The government funding legislation signed into law on December 20, 2019, included the repeal of Internal Revenue Code Section 512(a)(7), commonly referred to as the “parking tax” provision.
This provision, enacted as part of the 2017 Tax Cuts and Jobs Act, required tax-exempt organizations to include in unrelated business income the amounts paid for qualified transportation fringe benefits, including parking, provided by nonprofit organizations to their employees. This caused some nonprofit organizations to file Form 990-T and pay UBIT (unrelated business income tax) for the first time.
The repeal of this provision is retroactive to the original date of enactment.

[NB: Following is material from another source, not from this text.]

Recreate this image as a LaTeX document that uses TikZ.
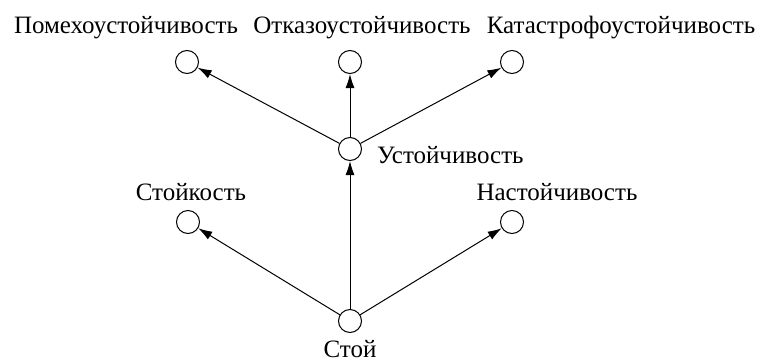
\documentclass[tikz,border=0pt]{standalone}
\usepackage{fontspec}
\newfontfamily\timesfont{Liberation Serif}
\usetikzlibrary{arrows.meta}

\begin{document}
\begin{tikzpicture}[x=1pt, y=-1pt, font=\timesfont\fontsize{25}{30}\selectfont,
    vert/.style={draw, circle, minimum size=23pt, inner sep=0pt, line width=1pt},
    edge/.style={line width=1pt, -{Latex[length=14pt,width=9pt]}}]
    \useasboundingbox (0,0) rectangle (758,362);
    % vertices
    \node[vert] (stoj) at (350,321) {};
    \node[vert] (stojkost) at (188,222) {};
    \node[vert] (nastoj) at (512,222) {};
    \node[vert] (ustoj) at (350,149) {};
    \node[vert] (pomeh) at (187,62) {};
    \node[vert] (otkaz) at (350,62) {};
    \node[vert] (katastr) at (512,62) {};
    % labels
    \node[anchor=base, inner sep=0pt] (stojL) at (350,357) {Стой};
    \node[anchor=base, inner sep=0pt] (stojkostL) at (191,200) {Стойкость};
    \node[anchor=base, inner sep=0pt] (nastojL) at (557,200) {Настойчивость};
    \node[anchor=base west, inner sep=0pt] (ustojL) at (377,163) {Устойчивость};
    \node[anchor=base, inner sep=0pt] (pomehL) at (126,33) {Помехоустойчивость};
    \node[anchor=base, inner sep=0pt] (otkazL) at (362,33) {Отказоустойчивость};
    \node[anchor=base, inner sep=0pt] (katastrL) at (621,33) {Катастрофоустойчивость};
    % arrows
    \draw[edge] (stoj) -- (stojkost);
    \draw[edge] (stoj) -- (nastoj);
    \draw[edge] (stoj) -- (ustoj);
    \draw[edge] (ustoj) -- (pomeh);
    \draw[edge] (ustoj) -- (otkaz);
    \draw[edge] (ustoj) -- (katastr);
\end{tikzpicture}
\end{document}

As a result, organizations are entitled to a refund of any taxes paid since January 1, 2018, relating to this and may now wish to amend these prior tax returns to claim refunds.
A couple of other favorable changes included in the legislation are (1) changing the Section 4940 private foundation excise tax on net investment income from a two-tier tax rate structure of either 2% or 1%, to a flat 1.39% tax rate, effective for tax years beginning after the legislation’s date of enactment, and (2) a temporary suspension of the percentage of income limitations for qualified contributions to publicly supported charities to support disaster relief efforts, subject to limitations and applicable to donations made during the period beginning on January 1, 2018, and ending 60 days after the date of enactment.